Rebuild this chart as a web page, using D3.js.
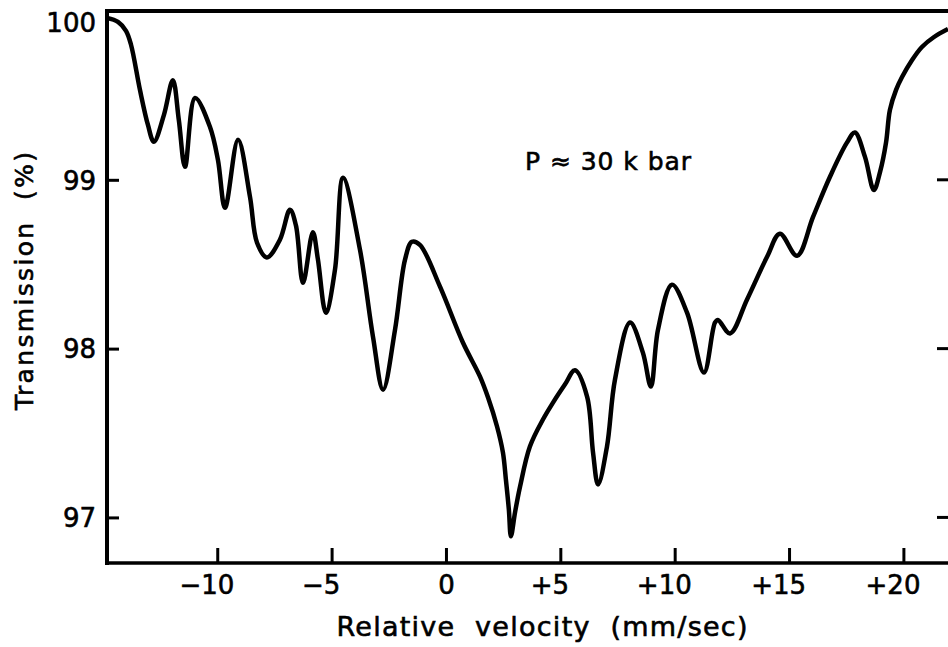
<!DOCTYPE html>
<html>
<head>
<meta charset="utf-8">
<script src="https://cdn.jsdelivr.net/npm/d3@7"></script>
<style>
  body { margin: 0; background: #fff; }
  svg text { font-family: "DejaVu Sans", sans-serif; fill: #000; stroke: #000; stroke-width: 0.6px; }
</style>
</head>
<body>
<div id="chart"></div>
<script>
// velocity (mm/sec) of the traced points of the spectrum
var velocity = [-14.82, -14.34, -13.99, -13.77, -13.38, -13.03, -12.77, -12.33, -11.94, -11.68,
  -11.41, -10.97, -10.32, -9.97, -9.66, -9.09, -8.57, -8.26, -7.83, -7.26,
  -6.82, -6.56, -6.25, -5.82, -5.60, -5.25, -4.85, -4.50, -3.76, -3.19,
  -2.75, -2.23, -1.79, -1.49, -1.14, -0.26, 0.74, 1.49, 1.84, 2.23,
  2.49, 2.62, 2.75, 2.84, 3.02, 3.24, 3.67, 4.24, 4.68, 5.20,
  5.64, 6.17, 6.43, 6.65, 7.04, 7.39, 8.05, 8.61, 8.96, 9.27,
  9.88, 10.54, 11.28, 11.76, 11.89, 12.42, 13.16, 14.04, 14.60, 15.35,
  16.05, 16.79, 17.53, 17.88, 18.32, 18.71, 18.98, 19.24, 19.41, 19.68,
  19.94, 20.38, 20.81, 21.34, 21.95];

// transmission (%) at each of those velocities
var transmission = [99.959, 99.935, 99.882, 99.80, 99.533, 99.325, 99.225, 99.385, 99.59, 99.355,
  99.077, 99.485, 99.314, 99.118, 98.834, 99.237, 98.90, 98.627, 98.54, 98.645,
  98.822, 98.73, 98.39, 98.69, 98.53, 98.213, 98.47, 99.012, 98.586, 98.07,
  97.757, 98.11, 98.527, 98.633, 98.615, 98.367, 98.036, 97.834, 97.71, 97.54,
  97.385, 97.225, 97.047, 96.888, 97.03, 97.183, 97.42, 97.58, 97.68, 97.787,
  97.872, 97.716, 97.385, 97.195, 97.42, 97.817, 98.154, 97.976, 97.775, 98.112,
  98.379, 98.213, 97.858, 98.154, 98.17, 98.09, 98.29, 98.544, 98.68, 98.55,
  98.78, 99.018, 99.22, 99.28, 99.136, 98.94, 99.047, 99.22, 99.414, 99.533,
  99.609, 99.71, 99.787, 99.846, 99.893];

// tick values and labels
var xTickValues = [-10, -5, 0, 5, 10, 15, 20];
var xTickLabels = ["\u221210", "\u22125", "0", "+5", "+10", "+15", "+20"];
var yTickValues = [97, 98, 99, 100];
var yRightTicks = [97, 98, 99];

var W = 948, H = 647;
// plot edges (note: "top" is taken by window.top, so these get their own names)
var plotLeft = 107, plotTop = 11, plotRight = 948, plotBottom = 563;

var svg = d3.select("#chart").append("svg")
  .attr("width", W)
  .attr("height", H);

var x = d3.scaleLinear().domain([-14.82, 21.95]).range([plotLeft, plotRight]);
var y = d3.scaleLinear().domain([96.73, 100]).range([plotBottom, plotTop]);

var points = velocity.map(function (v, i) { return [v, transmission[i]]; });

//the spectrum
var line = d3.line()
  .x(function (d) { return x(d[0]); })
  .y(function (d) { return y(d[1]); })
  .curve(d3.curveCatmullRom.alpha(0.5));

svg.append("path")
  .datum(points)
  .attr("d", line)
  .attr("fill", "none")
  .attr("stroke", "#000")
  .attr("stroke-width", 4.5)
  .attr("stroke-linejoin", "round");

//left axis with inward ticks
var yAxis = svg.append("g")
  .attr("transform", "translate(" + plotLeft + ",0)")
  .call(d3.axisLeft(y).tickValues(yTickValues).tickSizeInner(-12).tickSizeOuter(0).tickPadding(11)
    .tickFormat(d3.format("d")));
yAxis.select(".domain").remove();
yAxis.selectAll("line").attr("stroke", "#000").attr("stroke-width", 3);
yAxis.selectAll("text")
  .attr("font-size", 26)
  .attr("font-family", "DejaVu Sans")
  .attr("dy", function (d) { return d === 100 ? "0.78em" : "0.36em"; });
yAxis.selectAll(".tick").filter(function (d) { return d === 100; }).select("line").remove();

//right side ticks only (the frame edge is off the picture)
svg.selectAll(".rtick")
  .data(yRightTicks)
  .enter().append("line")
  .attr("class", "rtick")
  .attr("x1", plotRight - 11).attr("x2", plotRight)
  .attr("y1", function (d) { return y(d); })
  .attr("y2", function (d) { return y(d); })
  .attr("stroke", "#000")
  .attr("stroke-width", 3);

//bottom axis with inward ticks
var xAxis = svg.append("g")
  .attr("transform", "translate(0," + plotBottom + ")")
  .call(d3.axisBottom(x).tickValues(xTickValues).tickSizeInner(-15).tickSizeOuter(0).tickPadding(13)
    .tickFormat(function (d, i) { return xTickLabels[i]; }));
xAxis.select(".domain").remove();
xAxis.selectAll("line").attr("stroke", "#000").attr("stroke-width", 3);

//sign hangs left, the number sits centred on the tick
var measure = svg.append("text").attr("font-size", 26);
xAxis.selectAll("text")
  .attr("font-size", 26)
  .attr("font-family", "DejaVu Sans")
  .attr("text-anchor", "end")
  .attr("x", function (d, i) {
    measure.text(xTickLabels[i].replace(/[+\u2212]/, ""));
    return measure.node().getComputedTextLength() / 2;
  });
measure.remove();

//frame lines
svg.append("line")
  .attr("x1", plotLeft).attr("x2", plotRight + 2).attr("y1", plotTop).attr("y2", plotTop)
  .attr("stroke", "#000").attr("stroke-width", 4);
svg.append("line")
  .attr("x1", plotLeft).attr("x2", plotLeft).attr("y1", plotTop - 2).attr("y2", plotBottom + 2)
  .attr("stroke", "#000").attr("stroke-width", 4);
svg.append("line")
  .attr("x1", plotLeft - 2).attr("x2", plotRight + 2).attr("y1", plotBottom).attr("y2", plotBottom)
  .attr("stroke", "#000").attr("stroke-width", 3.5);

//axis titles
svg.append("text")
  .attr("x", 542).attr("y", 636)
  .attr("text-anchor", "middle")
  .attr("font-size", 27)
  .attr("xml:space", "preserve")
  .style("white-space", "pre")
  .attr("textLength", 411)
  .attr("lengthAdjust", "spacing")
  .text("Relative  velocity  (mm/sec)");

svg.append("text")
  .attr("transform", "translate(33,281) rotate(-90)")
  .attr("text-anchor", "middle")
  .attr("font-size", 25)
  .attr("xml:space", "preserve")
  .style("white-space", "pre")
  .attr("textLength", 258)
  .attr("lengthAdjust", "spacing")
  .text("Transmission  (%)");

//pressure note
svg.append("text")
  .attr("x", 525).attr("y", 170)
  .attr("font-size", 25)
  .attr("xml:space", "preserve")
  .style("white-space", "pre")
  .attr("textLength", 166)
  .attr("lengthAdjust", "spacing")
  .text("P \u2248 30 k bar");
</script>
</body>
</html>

##########

→ **Written problem**
Begin at the first line of the data above and repeat each line exactly, stopping after the line containing "19.94, 20.38, 20.81, 21.34, 21.95];". Omit the pictures.

→ **Written answer**
Rebuild this chart as a web page, using D3.js.
<!DOCTYPE html>
<html>
<head>
<meta charset="utf-8">
<script src="https://cdn.jsdelivr.net/npm/d3@7"></script>
<style>
  body { margin: 0; background: #fff; }
  svg text { font-family: "DejaVu Sans", sans-serif; fill: #000; stroke: #000; stroke-width: 0.6px; }
</style>
</head>
<body>
<div id="chart"></div>
<script>
// velocity (mm/sec) of the traced points of the spectrum
var velocity = [-14.82, -14.34, -13.99, -13.77, -13.38, -13.03, -12.77, -12.33, -11.94, -11.68,
  -11.41, -10.97, -10.32, -9.97, -9.66, -9.09, -8.57, -8.26, -7.83, -7.26,
  -6.82, -6.56, -6.25, -5.82, -5.60, -5.25, -4.85, -4.50, -3.76, -3.19,
  -2.75, -2.23, -1.79, -1.49, -1.14, -0.26, 0.74, 1.49, 1.84, 2.23,
  2.49, 2.62, 2.75, 2.84, 3.02, 3.24, 3.67, 4.24, 4.68, 5.20,
  5.64, 6.17, 6.43, 6.65, 7.04, 7.39, 8.05, 8.61, 8.96, 9.27,
  9.88, 10.54, 11.28, 11.76, 11.89, 12.42, 13.16, 14.04, 14.60, 15.35,
  16.05, 16.79, 17.53, 17.88, 18.32, 18.71, 18.98, 19.24, 19.41, 19.68,
  19.94, 20.38, 20.81, 21.34, 21.95];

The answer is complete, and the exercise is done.